Four years later she had fought the good fight, had been a guinea pig for research, had done experimental treatments at both NIH and Cleveland Clinic, and nothing had changed the outcome. She was dying. She knew it and she wanted control over the remaining days of her life.
As my family frantically tried to make sense of her inevitable death and I web-searched late into the night looking for answers, I found Compassion and Choices. Within a week they had worked with her and her doctors to arrange for her to take control of the end of her life. She followed all the steps and her signature was on the appropriate paperwork. It was unrecognizable, bearing no resemblance to the tidy finishing-school signature of her past, but it was there and with it came some serenity. She felt as if she had been able to do one thing where she was calling the shots. She would get to choose how and when the end would be. As she signed it, she told us she might never use it, but it gave her the option should she choose.

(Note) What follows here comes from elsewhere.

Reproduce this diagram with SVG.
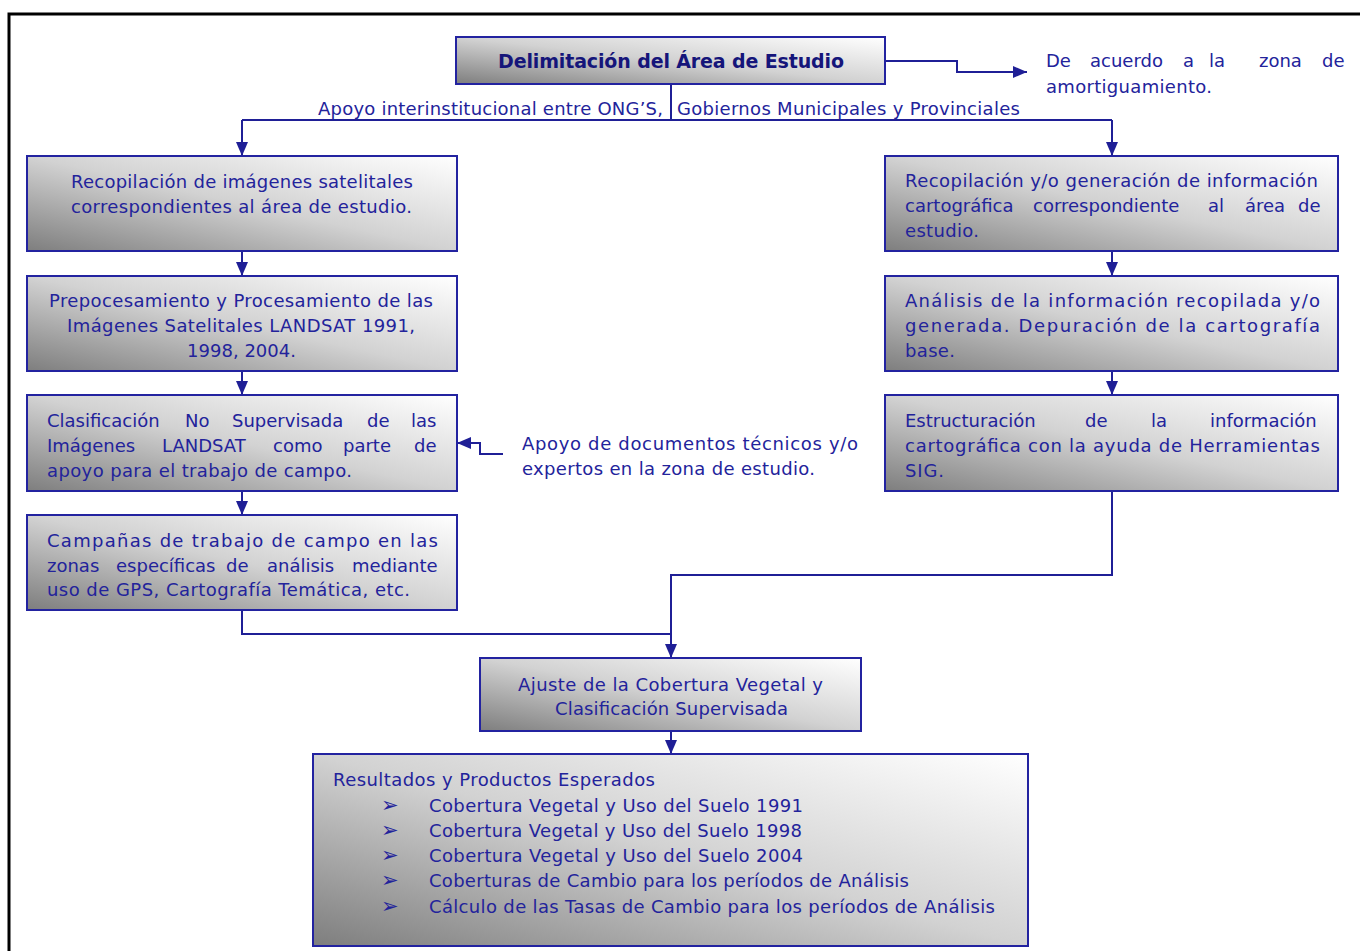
<svg xmlns="http://www.w3.org/2000/svg" width="1360" height="951" viewBox="0 0 1360 951">
<defs>
<linearGradient id="g" x1="0" y1="1" x2="1" y2="0">
<stop offset="0" stop-color="#7e7e7e"/>
<stop offset="0.5" stop-color="#d2d2d2"/>
<stop offset="1" stop-color="#ffffff"/>
</linearGradient>
<marker id="ar" viewBox="0 0 14 12" refX="14" refY="6" markerWidth="14" markerHeight="12" markerUnits="userSpaceOnUse" orient="auto">
<path d="M0,0 L14,6 L0,12 z" fill="#1f1f96"/>
</marker>
<style>
.box{fill:url(#g);stroke:#2323a0;stroke-width:2}
.t{font-family:"DejaVu Sans",Verdana,sans-serif;font-size:18px;fill:#23239b}
.b{font-family:"DejaVu Sans",Verdana,sans-serif;font-size:19px;font-weight:bold;fill:#15157a}
.k{font-family:"DejaVu Sans",sans-serif;font-size:21px;font-weight:bold;fill:#23239b}
.c{fill:none;stroke:#1f1f96;stroke-width:2}
</style>
</defs>
<rect width="1360" height="951" fill="#ffffff"/>
<path d="M9,951 V14 H1360" fill="none" stroke="#000" stroke-width="3"/>

<g id="connectors">
<path class="c" d="M885,61 H957 V72 H1027" marker-end="url(#ar)"/>
<path class="c" d="M671,84 V120"/>
<path class="c" d="M242,120 H1112"/>
<path class="c" d="M242,120 V156" marker-end="url(#ar)"/>
<path class="c" d="M1112,120 V156" marker-end="url(#ar)"/>
<path class="c" d="M242,251 V276" marker-end="url(#ar)"/>
<path class="c" d="M242,371 V395" marker-end="url(#ar)"/>
<path class="c" d="M242,491 V515" marker-end="url(#ar)"/>
<path class="c" d="M1112,251 V276" marker-end="url(#ar)"/>
<path class="c" d="M1112,371 V395" marker-end="url(#ar)"/>
<path class="c" d="M503,454 H480 V443 H457" marker-end="url(#ar)"/>
<path class="c" d="M242,610 V634 H671"/>
<path class="c" d="M1112,491 V575 H671 V658" marker-end="url(#ar)"/>
<path class="c" d="M671,731 V754" marker-end="url(#ar)"/>
</g>

<g id="top">
<rect class="box" x="456" y="37" width="429" height="47"/>
<text class="b" x="498" y="68" textLength="346">Delimitación del Área de Estudio</text>
</g>

<g id="note-top">
<text class="t" y="67"><tspan x="1046">De</tspan><tspan x="1090">acuerdo</tspan><tspan x="1183">a</tspan><tspan x="1209">la</tspan><tspan x="1259">zona</tspan><tspan x="1322">de</tspan></text>
<text class="t" x="1046" y="93" textLength="166">amortiguamiento.</text>
</g>

<g id="label-apoyo">
<text class="t" x="318" y="115" textLength="345">Apoyo interinstitucional entre ONG’S,</text>
<text class="t" x="677" y="115" textLength="343">Gobiernos Municipales y Provinciales</text>
</g>

<g id="l1">
<rect class="box" x="27" y="156" width="430" height="95"/>
<text class="t" x="71" y="188" textLength="342">Recopilación de imágenes satelitales</text>
<text class="t" x="71" y="213" textLength="341">correspondientes al área de estudio.</text>
</g>

<g id="l2">
<rect class="box" x="27" y="276" width="430" height="95"/>
<text class="t" x="49" y="307" textLength="384">Prepocesamiento y Procesamiento de las</text>
<text class="t" x="67" y="332" textLength="348">Imágenes Satelitales LANDSAT 1991,</text>
<text class="t" x="187" y="357" textLength="109">1998, 2004.</text>
</g>

<g id="l3">
<rect class="box" x="27" y="395" width="430" height="96"/>
<text class="t" y="427"><tspan x="47">Clasificación</tspan><tspan x="185">No</tspan><tspan x="232">Supervisada</tspan><tspan x="367">de</tspan><tspan x="411">las</tspan></text>
<text class="t" y="452"><tspan x="47">Imágenes</tspan><tspan x="162">LANDSAT</tspan><tspan x="273">como</tspan><tspan x="343">parte</tspan><tspan x="414">de</tspan></text>
<text class="t" x="47" y="477" textLength="305">apoyo para el trabajo de campo.</text>
</g>

<g id="l4">
<rect class="box" x="27" y="515" width="430" height="95"/>
<text class="t" x="47" y="547" textLength="391">Campañas de  trabajo de campo en las</text>
<text class="t" y="572"><tspan x="47">zonas</tspan><tspan x="116">específicas</tspan><tspan x="226">de</tspan><tspan x="267">análisis</tspan><tspan x="352">mediante</tspan></text>
<text class="t" x="47" y="596" textLength="363">uso de GPS, Cartografía Temática, etc.</text>
</g>

<g id="r1">
<rect class="box" x="885" y="156" width="453" height="95"/>
<text class="t" x="905" y="187" textLength="413">Recopilación y/o generación de información</text>
<text class="t" y="212"><tspan x="905">cartográfica</tspan><tspan x="1033">correspondiente</tspan><tspan x="1208">al</tspan><tspan x="1245">área</tspan><tspan x="1298">de</tspan></text>
<text class="t" x="905" y="237" textLength="74">estudio.</text>
</g>

<g id="r2">
<rect class="box" x="885" y="276" width="453" height="95"/>
<text class="t" x="905" y="307" textLength="415">Análisis de la información recopilada y/o</text>
<text class="t" x="905" y="332" textLength="415">generada. Depuración de la cartografía</text>
<text class="t" x="905" y="357" textLength="50">base.</text>
</g>

<g id="r3">
<rect class="box" x="885" y="395" width="453" height="96"/>
<text class="t" y="427"><tspan x="905">Estructuración</tspan><tspan x="1085">de</tspan><tspan x="1151">la</tspan><tspan x="1210">información</tspan></text>
<text class="t" x="905" y="452" textLength="415">cartográfica con la ayuda de Herramientas</text>
<text class="t" x="905" y="477" textLength="39">SIG.</text>
</g>

<g id="note-left">
<text class="t" x="522" y="450" textLength="336">Apoyo de documentos técnicos y/o</text>
<text class="t" x="522" y="475" textLength="293">expertos en la zona de estudio.</text>
</g>

<g id="ajuste">
<rect class="box" x="480" y="658" width="381" height="73"/>
<text class="t" x="518" y="691" textLength="305">Ajuste de la Cobertura Vegetal y</text>
<text class="t" x="555" y="715" textLength="233">Clasificación Supervisada</text>
</g>

<g id="resultados">
<rect class="box" x="313" y="754" width="715" height="192"/>
<text class="t" x="333" y="786" textLength="322">Resultados y Productos Esperados</text>
<text class="k" x="381" y="812">➢</text>
<text class="k" x="381" y="837">➢</text>
<text class="k" x="381" y="862">➢</text>
<text class="k" x="381" y="887">➢</text>
<text class="k" x="381" y="913">➢</text>
<text class="t" x="429" y="812" textLength="374">Cobertura Vegetal y Uso del Suelo 1991</text>
<text class="t" x="429" y="837" textLength="373">Cobertura Vegetal y Uso del Suelo 1998</text>
<text class="t" x="429" y="862" textLength="374">Cobertura Vegetal y Uso del Suelo 2004</text>
<text class="t" x="429" y="887" textLength="480">Coberturas de Cambio para los períodos de Análisis</text>
<text class="t" x="429" y="913" textLength="566">Cálculo de las Tasas de Cambio para los períodos de Análisis</text>
</g>
</svg>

In the end, she never had a chance to make that decision. She went downhill too fast in those last weeks, but I know during her remaining alert hours she had some small sense that she was managing her destiny. She died at home with her family around her and I have never forgotten how much it meant to her to have that option. Compassion and Choices has often said the right to choose dignity in death is like an insurance policy. Many people never end up using it, but what it provides is a choice that allows those at end of life who have lost so much dignity and control over their daily existence to feel they can control one small but immeasurably significant part of their life. To that end, I have decided not only to support Compassion and Choices on a yearly basis, but to bequeath a sum to the organization in my will. I hope you will consider doing the same.